Photo by Michael Short

eA: I think you may have coined the term “brokavore.” What does that mean?

AF: I see a lot of small-scale food businesses where there’s no profitability on their horizon. They get a lot of kudos, but if it’s not a viable business, it’s like a tree falls in the forest, you know? It’s cool to make things for your friends, but it’s not a product in the great tradition of artisan food. Artisan food makes money for farmers, and keeps rural life alive. I’m all for a thriving ecosystem of small food entrepreneurs, but I don’t want to see them out there not making money!

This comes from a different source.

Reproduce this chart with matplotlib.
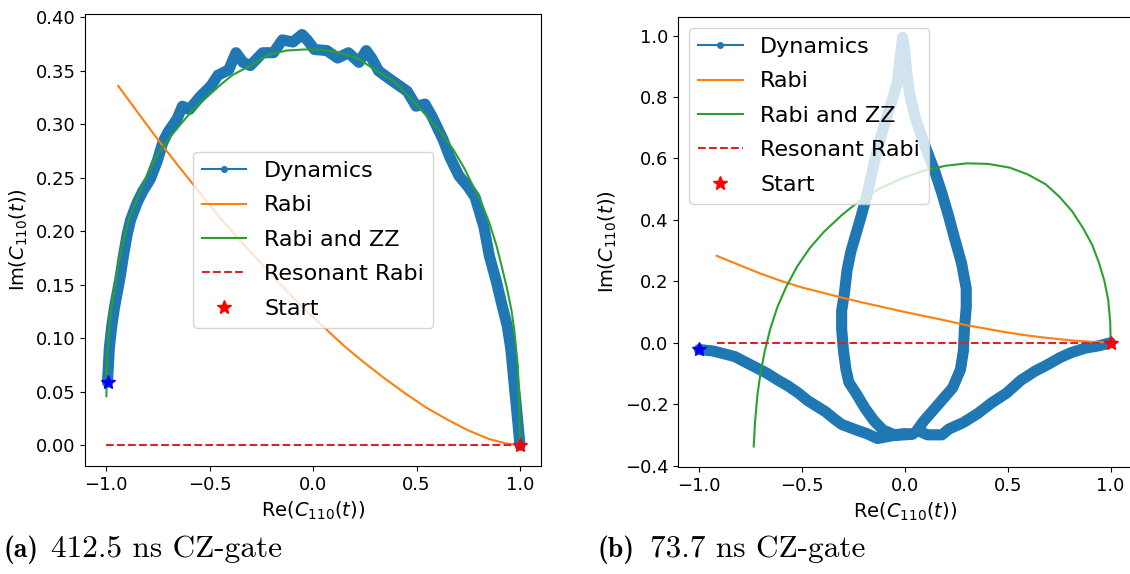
import matplotlib
matplotlib.use('Agg')
import matplotlib.pyplot as plt
from matplotlib.lines import Line2D

plt.rcParams['font.size'] = 13

# ---- (a) 412.5 ns gate ----
dyn_a_re = [1.0, 0.984, 0.972, 0.955, 0.938, 0.912, 0.886, 0.852, 0.826, 0.783,
            0.748, 0.705, 0.662, 0.628, 0.576, 0.541, 0.498, 0.455, 0.403, 0.352,
            0.317, 0.283, 0.257, 0.222, 0.171, 0.119, 0.067, 0.007, -0.028, -0.053,
            -0.097, -0.148, -0.191, -0.243, -0.303, -0.338, -0.372, -0.407, -0.459, -0.493,
            -0.545, -0.597, -0.631, -0.657, -0.700, -0.726, -0.752, -0.786, -0.821, -0.847,
            -0.881, -0.898, -0.916, -0.933, -0.959, -0.972, -0.984, -0.993]
dyn_a_im = [0.0, 0.033, 0.057, 0.091, 0.112, 0.132, 0.153, 0.177, 0.204, 0.232,
            0.242, 0.252, 0.269, 0.286, 0.307, 0.319, 0.317, 0.331, 0.338, 0.345,
            0.350, 0.362, 0.369, 0.358, 0.367, 0.362, 0.369, 0.370, 0.379, 0.384,
            0.377, 0.379, 0.367, 0.367, 0.355, 0.358, 0.367, 0.351, 0.346, 0.336,
            0.326, 0.314, 0.317, 0.305, 0.293, 0.283, 0.266, 0.249, 0.238, 0.228,
            0.211, 0.197, 0.177, 0.156, 0.129, 0.112, 0.091, 0.059]

rabi_a_re = [1.0, 0.93, 0.85, 0.75, 0.65, 0.55, 0.45, 0.35, 0.25, 0.15,
             0.05, -0.05, -0.15, -0.25, -0.35, -0.45, -0.55, -0.65, -0.75, -0.85,
             -0.941]
rabi_a_im = [0.0, 0.002, 0.006, 0.014, 0.024, 0.035, 0.048, 0.062, 0.077, 0.093,
             0.111, 0.129, 0.149, 0.170, 0.191, 0.213, 0.237, 0.261, 0.286, 0.312,
             0.336]

zz_a_re = [1.0, 0.998, 0.990, 0.972, 0.959, 0.938, 0.912, 0.886, 0.852, 0.817,
           0.774, 0.731, 0.679, 0.628, 0.567, 0.507, 0.438, 0.386, 0.300, 0.214,
           0.128, 0.041, -0.045, -0.131, -0.217, -0.303, -0.390, -0.441, -0.510, -0.579,
           -0.640, -0.700, -0.760, -0.803, -0.847, -0.890, -0.916, -0.941, -0.959, -0.976,
           -0.988, -0.993, -0.997, -0.998]
zz_a_im = [0.0, 0.023, 0.074, 0.108, 0.126, 0.146, 0.167, 0.187, 0.208, 0.225,
           0.242, 0.259, 0.276, 0.290, 0.304, 0.317, 0.331, 0.341, 0.351, 0.362,
           0.367, 0.370, 0.370, 0.369, 0.365, 0.355, 0.346, 0.338, 0.326, 0.314,
           0.300, 0.286, 0.269, 0.252, 0.232, 0.211, 0.191, 0.170, 0.146, 0.126,
           0.102, 0.088, 0.067, 0.046]

res_a_re = [-1.0, 1.0]
res_a_im = [0.0, 0.0]
end_a = (-0.99, 0.059)

# ---- (b) 73.7 ns gate ----
dyn_b_re = [1.0, 0.944, 0.875, 0.806, 0.753, 0.701, 0.632, 0.563, 0.493, 0.424,
            0.354, 0.285, 0.215, 0.181, 0.111, 0.060,
            0.094, 0.163, 0.233, 0.271, 0.285, 0.290, 0.299, 0.299, 0.276,
            0.241, 0.212, 0.181, 0.146, 0.125, 0.085, 0.050, 0.024, 0.010, -0.002,
            -0.010,
            -0.024, -0.036, -0.063, -0.097, -0.128, -0.153, -0.181, -0.210, -0.236, -0.262,
            -0.280, -0.292, -0.306, -0.306, -0.297, -0.285, -0.271, -0.236, -0.193, -0.149,
            -0.106, -0.050, 0.000, 0.040, -0.060, -0.132,
            -0.184, -0.236, -0.306, -0.340, -0.384, -0.427, -0.470, -0.514, -0.566, -0.618,
            -0.670, -0.722, -0.774, -0.826, -0.878, -0.931, -0.974, -0.997]
dyn_b_im = [0.0, -0.010, -0.018, -0.033, -0.049, -0.069, -0.093, -0.123, -0.165, -0.195,
            -0.231, -0.260, -0.281, -0.300, -0.300, -0.285,
            -0.254, -0.201, -0.147, -0.087, -0.027, 0.044, 0.116, 0.176, 0.259,
            0.343, 0.415, 0.486, 0.558, 0.594, 0.665, 0.737, 0.809, 0.881, 0.964,
            0.994,
            0.916, 0.845, 0.785, 0.713, 0.642, 0.570, 0.486, 0.415, 0.355, 0.295,
            0.235, 0.164, 0.104, 0.044, -0.027, -0.087, -0.129, -0.165, -0.213, -0.254,
            -0.284, -0.300, -0.296, -0.298, -0.303, -0.312,
            -0.296, -0.284, -0.266, -0.249, -0.225, -0.207, -0.189, -0.165, -0.141, -0.121,
            -0.099, -0.081, -0.063, -0.045, -0.036, -0.027, -0.024, -0.022]

rabi_b_re = [1.0, 0.9, 0.8, 0.7, 0.6, 0.5, 0.4, 0.3, 0.2, 0.1,
             0.0, -0.1, -0.2, -0.3, -0.4, -0.5, -0.6, -0.7, -0.8, -0.913]
rabi_b_im = [0.0, 0.003, 0.008, 0.015, 0.023, 0.033, 0.045, 0.057, 0.072, 0.086,
             0.100, 0.115, 0.130, 0.146, 0.163, 0.180, 0.201, 0.225, 0.252, 0.283]

zz_b_re = [1.0, 0.998, 0.988, 0.970, 0.944, 0.910, 0.866, 0.814, 0.753, 0.684,
           0.597, 0.510, 0.406, 0.302, 0.198, 0.094, -0.010, -0.115, -0.219, -0.306,
           -0.392, -0.462, -0.523, -0.575, -0.618, -0.653, -0.679, -0.700, -0.715, -0.726,
           -0.733]
zz_b_im = [0.0, 0.068, 0.140, 0.200, 0.259, 0.319, 0.373, 0.427, 0.474, 0.516,
           0.548, 0.570, 0.582, 0.584, 0.576, 0.560, 0.536, 0.504, 0.462, 0.415,
           0.361, 0.307, 0.247, 0.182, 0.116, 0.044, -0.027, -0.099, -0.171, -0.254,
           -0.338]

res_b_re = [-0.913, 1.0]
res_b_im = [0.0, 0.0]
end_b = (-0.997, -0.022)

start = (1.0, 0.0)
ticks_re = [-1.0, -0.5, 0.0, 0.5, 1.0]

fig = plt.figure(figsize=(11.3, 5.74), dpi=100)
ax1 = fig.add_axes([0.0755, 0.1882, 0.403, 0.788])
ax2 = fig.add_axes([0.6001, 0.1865, 0.401, 0.784])


def draw(ax, dre, dim, rre, rim, zre, zim, sre, sim, end, loc):
    ax.plot(dre, dim, color='C0', lw=8, solid_joinstyle='round',
            solid_capstyle='round')
    ax.plot(rre, rim, color='C1', lw=1.5)
    ax.plot(zre, zim, color='C2', lw=1.5)
    ax.plot(sre, sim, color='C3', lw=1.5, ls='--')
    ax.plot(*start, marker='*', color='red', ms=10, ls='none')
    ax.plot(*end, marker='*', color='blue', ms=10, ls='none')
    handles = [Line2D([], [], color='C0', marker='.', lw=1.5, ms=8),
               Line2D([], [], color='C1', lw=1.5),
               Line2D([], [], color='C2', lw=1.5),
               Line2D([], [], color='C3', lw=1.5, ls='--'),
               Line2D([], [], color='red', marker='*', ls='none', ms=10)]
    ax.legend(handles, ['Dynamics', 'Rabi', 'Rabi and ZZ', 'Resonant Rabi', 'Start'],
              loc=loc, fontsize=16, labelspacing=0.65)
    ax.set_xlabel(r'Re($C_{110}(t)$)', fontsize=14)
    ax.set_ylabel(r'Im($C_{110}(t)$)', fontsize=14)
    ax.set_xlim(-1.1, 1.1)
    ax.set_xticks(ticks_re)


draw(ax1, dyn_a_re, dyn_a_im, rabi_a_re, rabi_a_im, zz_a_re, zz_a_im,
     res_a_re, res_a_im, end_a, 'center')
ax1.set_ylim(-0.0192, 0.4035)

draw(ax2, dyn_b_re, dyn_b_im, rabi_b_re, rabi_b_im, zz_b_re, zz_b_im,
     res_b_re, res_b_im, end_b, 'upper left')
ax2.set_ylim(-0.4046, 1.0606)

cap_y = 0.03
fig.text(3 / 1130, cap_y, '(a)', family='cmb10', fontsize=20, va='baseline')
fig.text(51 / 1130, cap_y, '412.5 ns CZ-gate', family='cmr10', fontsize=22.5, va='baseline')
fig.text(597 / 1130, cap_y, '(b)', family='cmb10', fontsize=20, va='baseline')
fig.text(650 / 1130, cap_y, '73.7 ns CZ-gate', family='cmr10', fontsize=22.5, va='baseline')

fig.savefig('out.png', dpi=100)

As a movement, we have to be insistent on people looking at scale, understanding how to get capital, and we have to give them the community support to say “You’ve got to do this big enough to make this into a life for yourself!” If that happens, then this movement will really mature.

eA: You founded the Food Craft Institute in Oakland to train young food entrepreneurs. Why?

AF: I spent a lot of time in Europe, where there’s a very codified way that you learn about craft food making—there’s apprenticeships, there’s schools. I think that’s limiting in some ways, because they don’t always have as many creative products as we do. But it’s also dignifying, because it legitimizes the whole business of being in food, it makes these into real professions and real jobs. So part of the mission was to re-dignify the food business.

The other piece of it was actually around the business side: a good 40 percent of our coursework is focused on business development, business management, reading profit-and-loss statements, that kind of stuff.

eA: In the Belcampo restaurant, diners can look through a dining room window and into a meat locker. Why did you feel that was important?

AF: I wanted people to be able to visually parse that we were working with whole animals. People who are smart about their meat are going to want to know where that meat comes from. So our statement is that we are a farm, we are a butcher, we are a shop, we own the entire chain of production. Having that meat locker right there sort of reinforces that, it’s like “Oh, yeah, they’re for real!”

eA: Your butcher shop and restaurant aim to acquaint people with nose-to-tail meat eating. How’s it going?

AF: We don’t require any great sacrifices or changes in people’s vision. I am not going to change the way America cooks, necessarily, and to be able to move hooves and shanks and stuff like that in a butcher case is extremely difficult. Also, the audience that knows how to cook those things is not always in the neighborhoods where Belcampo shops are going to thrive! We’re putting those hooves and shanks into our restaurant dishes; we’re not serving pickled pig’s ears straight up. Because of our scale at Belcampo, our pig’s ears go into dog treats, our hooves and bones go into broth. Getting people to love tongue or pig’s ears, that’s not my fight to fight. I like eating some of the more unusual cuts, but if I were offered a tongue sandwich or a steak sandwich, I’d take the steak sandwich! There’s a reason why we’ve gravitated toward the cuts that we have as a species.

eA: The idea of a humane slaughterhouse almost sounds like an oxymoron. Talk about what makes Belcampo’s different.

AF: A lot of times it has to do with the way the animals engage with the slaughterhouse from the outside. In slaughter plants you’ll often have animals showing up that have been on the road for five full days, and maybe sprayed with water once, and then they go straight to the kill floor. We really wanted to make sure that any animals that were processed came in that same day, so we didn’t put in corrals outside of our slaughterhouse. If you want to slaughter at our plant, you have to be fairly local, and you have to figure out how to get there on the day of processing. We’ve gotten some ranchers to change their practices in that regard. In the plant itself, the actual killing is pretty standardized, and it’s as humane as it can be. We process a maximum of 20 steer per day, so we take our time, and if there’s an animal that’s freaking out, they’re going to be calmed down. Just going slower: that’s the best thing in terms of animal handling.